Leeds hurtled out of the blocks, subjecting Leicester to a high-intensity attacking blizzard and forcing Kasper
Schmeichel to show off razor sharp reflexes to tip Jack Harrison’s deflected, awkwardly looping, right-foot shot to safety.
Leicester’s manager looked relieved when no penalty was awarded after Ricardo Pereira sent Raphinha tumbling in the box. Bielsa’s Brazilian rightwinger looked as if he belonged in a more exalted stratosphere to almost everyone else and goodness knows where Leeds would be without his game changing talents.
Accordingly it felt entirely appropriate that Raphinha opened the scoring courtesy of a deceptively curving, left-footed, free-kick awarded after one of his characteristic advances was rudely interrupted by Boubakary Soumaré. As Elland Road erupted in celebration it seemed Leeds were back to their thrilling, fluent best.
Yet, although Pascal Struijk was impressing in an unfamiliar left-back role in a revamped home back four and Leicester were being forced into far too many errors by this rather glorious, if temporary, reversion to high tempo Bielsaball, the visitors retained a certain counter-attacking menace.

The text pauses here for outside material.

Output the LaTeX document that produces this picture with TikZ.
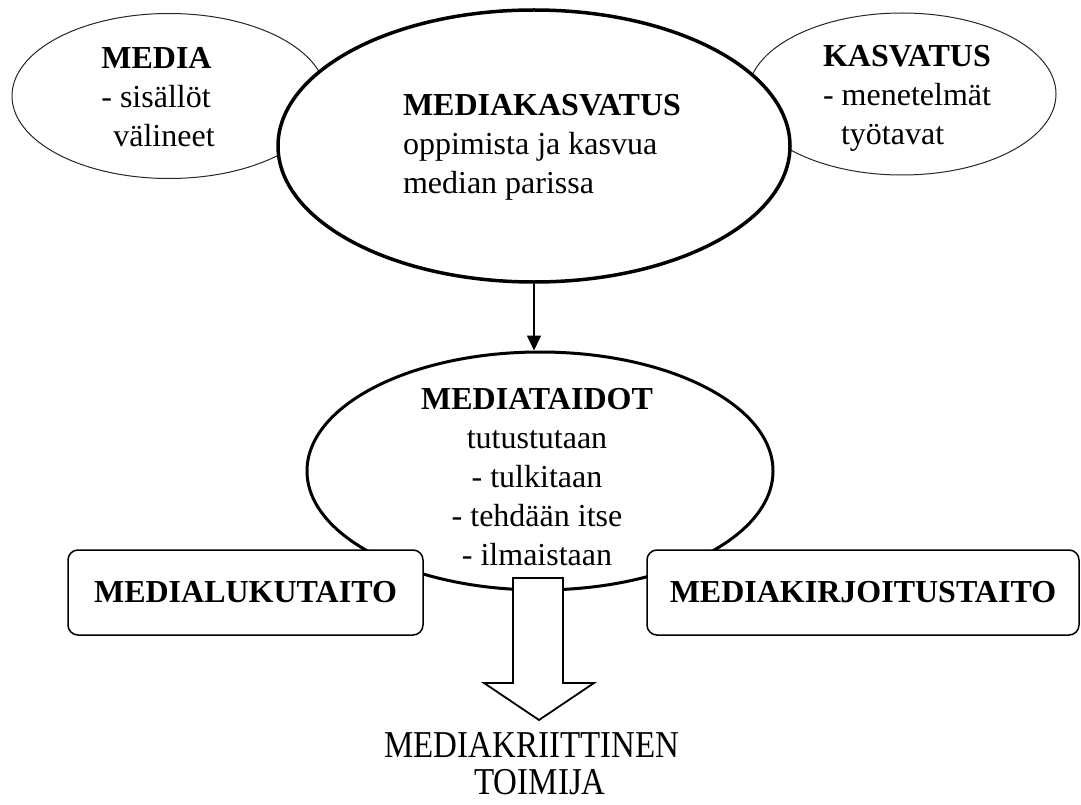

Sure enough Leicester equalised virtually straight from the restart when Jonny Evans lifted a long ball forward for Soumaré to flick on in Harvey Barnes’s direction. Capitalising on a concentration lapse as Bielsa’s players allowed themselves to be distracted by the crowd’s euphoria, Barnes delighted in dodging the otherwise wonderfully assured Diego Llorente – who barely permitted Jamie Vardy a kick – before curling a superlative angled shot beyond Illan Meslier.
Annoyed at this latest example of their penchant for self destruction, Leeds responded with considerable ferocity but, by now, Leicester had remembered a few street-wise habits and, often thanks to a minor foul here and there, succeeded in slowing things down.

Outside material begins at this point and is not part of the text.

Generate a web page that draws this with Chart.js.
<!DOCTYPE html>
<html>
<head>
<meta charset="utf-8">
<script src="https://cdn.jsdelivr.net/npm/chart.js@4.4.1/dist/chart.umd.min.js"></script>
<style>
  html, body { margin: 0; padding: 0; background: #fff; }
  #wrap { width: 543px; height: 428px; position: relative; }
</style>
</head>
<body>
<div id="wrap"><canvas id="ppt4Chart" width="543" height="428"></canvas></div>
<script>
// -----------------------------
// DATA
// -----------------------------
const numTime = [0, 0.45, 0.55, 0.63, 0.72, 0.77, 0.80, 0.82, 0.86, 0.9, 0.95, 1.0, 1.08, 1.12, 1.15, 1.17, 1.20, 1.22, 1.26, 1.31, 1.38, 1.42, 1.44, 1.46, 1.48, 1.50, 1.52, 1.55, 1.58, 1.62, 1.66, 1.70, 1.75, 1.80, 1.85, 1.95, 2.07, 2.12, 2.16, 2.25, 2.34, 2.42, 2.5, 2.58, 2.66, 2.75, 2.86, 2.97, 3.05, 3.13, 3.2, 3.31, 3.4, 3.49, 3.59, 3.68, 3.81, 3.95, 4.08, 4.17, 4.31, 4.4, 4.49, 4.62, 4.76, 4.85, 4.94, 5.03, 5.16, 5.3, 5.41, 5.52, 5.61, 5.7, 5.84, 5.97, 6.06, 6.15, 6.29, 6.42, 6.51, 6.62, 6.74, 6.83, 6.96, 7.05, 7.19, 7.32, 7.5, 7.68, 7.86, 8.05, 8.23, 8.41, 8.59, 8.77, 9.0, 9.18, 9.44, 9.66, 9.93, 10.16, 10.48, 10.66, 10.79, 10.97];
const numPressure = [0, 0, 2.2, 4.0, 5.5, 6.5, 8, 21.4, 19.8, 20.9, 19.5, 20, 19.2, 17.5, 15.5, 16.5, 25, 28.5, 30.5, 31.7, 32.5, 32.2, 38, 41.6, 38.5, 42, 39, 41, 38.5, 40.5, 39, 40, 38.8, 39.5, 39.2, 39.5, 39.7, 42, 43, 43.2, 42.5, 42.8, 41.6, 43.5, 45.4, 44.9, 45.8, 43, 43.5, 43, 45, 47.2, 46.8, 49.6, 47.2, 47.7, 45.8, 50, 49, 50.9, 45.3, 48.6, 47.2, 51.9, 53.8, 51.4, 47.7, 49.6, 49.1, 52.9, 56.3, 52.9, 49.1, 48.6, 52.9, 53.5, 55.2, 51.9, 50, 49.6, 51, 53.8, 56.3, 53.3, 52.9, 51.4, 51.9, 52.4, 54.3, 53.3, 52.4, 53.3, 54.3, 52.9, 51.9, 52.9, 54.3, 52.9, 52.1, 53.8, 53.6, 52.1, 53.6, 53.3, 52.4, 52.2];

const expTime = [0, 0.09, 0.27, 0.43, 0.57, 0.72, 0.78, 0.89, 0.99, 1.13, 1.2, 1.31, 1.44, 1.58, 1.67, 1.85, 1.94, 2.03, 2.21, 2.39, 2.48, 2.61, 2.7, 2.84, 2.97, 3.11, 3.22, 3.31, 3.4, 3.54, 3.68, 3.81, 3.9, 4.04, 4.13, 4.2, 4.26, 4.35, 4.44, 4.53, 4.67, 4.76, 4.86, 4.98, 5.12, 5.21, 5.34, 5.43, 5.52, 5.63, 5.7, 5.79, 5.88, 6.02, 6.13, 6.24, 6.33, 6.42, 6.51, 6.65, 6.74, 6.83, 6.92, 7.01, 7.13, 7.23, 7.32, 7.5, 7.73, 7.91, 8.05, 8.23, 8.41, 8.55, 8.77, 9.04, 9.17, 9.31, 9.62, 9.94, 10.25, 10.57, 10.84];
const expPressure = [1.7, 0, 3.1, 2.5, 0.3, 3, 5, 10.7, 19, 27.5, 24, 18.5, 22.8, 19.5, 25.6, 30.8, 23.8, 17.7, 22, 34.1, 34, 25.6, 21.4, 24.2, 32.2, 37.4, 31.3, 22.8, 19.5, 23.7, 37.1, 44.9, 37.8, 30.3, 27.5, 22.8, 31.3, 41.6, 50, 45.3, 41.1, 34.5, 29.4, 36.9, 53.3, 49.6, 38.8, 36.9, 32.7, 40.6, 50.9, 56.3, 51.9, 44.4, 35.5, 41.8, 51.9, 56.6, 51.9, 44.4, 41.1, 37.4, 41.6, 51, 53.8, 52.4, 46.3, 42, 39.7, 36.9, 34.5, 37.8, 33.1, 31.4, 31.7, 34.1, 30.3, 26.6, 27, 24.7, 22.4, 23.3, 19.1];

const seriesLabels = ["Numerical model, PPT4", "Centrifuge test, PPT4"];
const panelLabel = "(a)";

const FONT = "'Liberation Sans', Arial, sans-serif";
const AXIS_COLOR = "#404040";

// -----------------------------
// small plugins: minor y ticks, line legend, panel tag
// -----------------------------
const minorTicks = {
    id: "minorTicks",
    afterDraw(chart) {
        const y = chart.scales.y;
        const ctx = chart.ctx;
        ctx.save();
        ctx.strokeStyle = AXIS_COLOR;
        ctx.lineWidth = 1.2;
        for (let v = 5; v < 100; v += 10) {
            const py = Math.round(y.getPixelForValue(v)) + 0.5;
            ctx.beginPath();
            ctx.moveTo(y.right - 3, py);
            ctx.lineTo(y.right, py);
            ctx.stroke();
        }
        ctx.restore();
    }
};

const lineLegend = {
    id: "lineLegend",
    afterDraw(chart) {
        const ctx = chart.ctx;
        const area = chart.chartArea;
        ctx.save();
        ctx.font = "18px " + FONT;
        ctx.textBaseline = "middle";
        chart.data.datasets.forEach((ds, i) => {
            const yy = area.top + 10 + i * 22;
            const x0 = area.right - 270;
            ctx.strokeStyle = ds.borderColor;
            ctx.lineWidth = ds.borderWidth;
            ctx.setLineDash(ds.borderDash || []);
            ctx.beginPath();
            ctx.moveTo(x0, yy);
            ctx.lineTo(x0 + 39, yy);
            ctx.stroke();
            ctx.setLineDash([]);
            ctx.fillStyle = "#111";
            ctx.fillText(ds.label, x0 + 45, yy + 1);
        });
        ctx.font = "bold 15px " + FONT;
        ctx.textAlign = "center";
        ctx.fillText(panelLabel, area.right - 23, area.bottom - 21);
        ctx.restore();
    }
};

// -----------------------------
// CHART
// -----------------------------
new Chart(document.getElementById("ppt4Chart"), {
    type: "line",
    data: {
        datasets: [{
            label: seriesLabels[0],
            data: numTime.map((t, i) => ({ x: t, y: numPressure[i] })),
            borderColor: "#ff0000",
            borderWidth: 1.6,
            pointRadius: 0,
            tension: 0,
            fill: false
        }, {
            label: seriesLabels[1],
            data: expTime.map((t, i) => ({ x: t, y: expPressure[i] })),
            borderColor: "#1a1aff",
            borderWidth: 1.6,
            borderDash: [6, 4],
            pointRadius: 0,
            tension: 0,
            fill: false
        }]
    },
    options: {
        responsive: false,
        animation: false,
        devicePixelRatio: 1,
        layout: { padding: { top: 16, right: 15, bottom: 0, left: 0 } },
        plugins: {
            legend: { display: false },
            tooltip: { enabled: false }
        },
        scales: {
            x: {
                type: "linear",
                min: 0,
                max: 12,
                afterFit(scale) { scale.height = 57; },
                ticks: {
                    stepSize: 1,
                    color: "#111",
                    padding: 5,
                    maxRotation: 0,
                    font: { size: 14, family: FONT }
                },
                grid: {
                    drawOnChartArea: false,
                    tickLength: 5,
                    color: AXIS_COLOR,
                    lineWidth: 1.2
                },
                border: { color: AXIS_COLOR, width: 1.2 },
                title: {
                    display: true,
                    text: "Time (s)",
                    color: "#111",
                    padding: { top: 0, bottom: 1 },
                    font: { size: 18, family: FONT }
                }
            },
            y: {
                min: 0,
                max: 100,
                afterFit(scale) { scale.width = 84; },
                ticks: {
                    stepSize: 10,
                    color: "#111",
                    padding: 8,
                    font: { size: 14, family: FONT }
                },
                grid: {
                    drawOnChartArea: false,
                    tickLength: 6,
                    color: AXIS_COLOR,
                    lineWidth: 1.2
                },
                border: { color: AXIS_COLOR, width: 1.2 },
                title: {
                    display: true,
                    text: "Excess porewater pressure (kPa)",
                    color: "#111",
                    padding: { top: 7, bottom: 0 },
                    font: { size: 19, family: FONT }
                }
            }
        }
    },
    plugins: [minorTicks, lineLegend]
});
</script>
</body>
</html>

Still dominant, Leeds created a stream of half chances but, without Bamford around to polish them off, Leicester always retained hope. Admittedly Daniel James’s change of pace sporadically unsettled Rodgers’s defence but Bielsa’s lone striker could not disguise the reality that he was a winger deployed out of position.
It might have helped the home cause had Harrison not missed a sitter from point-blank range after Kalvin
Phillips nodded on a corner.
With Rodrigo combining intelligently with Raphinha – even if the deep lying Spain forward could do with scoring a goal or two – and the recalled Adam Forshaw more than holding his own in central midfield, it was easy to appreciate Bielsa’s mounting frustration.
Possession, though, can sometimes be overrated and, when Ademola Lookman tapped the ball home following Vardy’s flick, Leicester looked to have burgled a win before seeing the goal disallowed for a marginal offside by a VAR check.
“It’s tough to take,” Rodgers said. “But if you can’t win you make sure you don’t lose and we showed courage. The guys have given me everything; I’m proud of my team. It’s a valuable point.”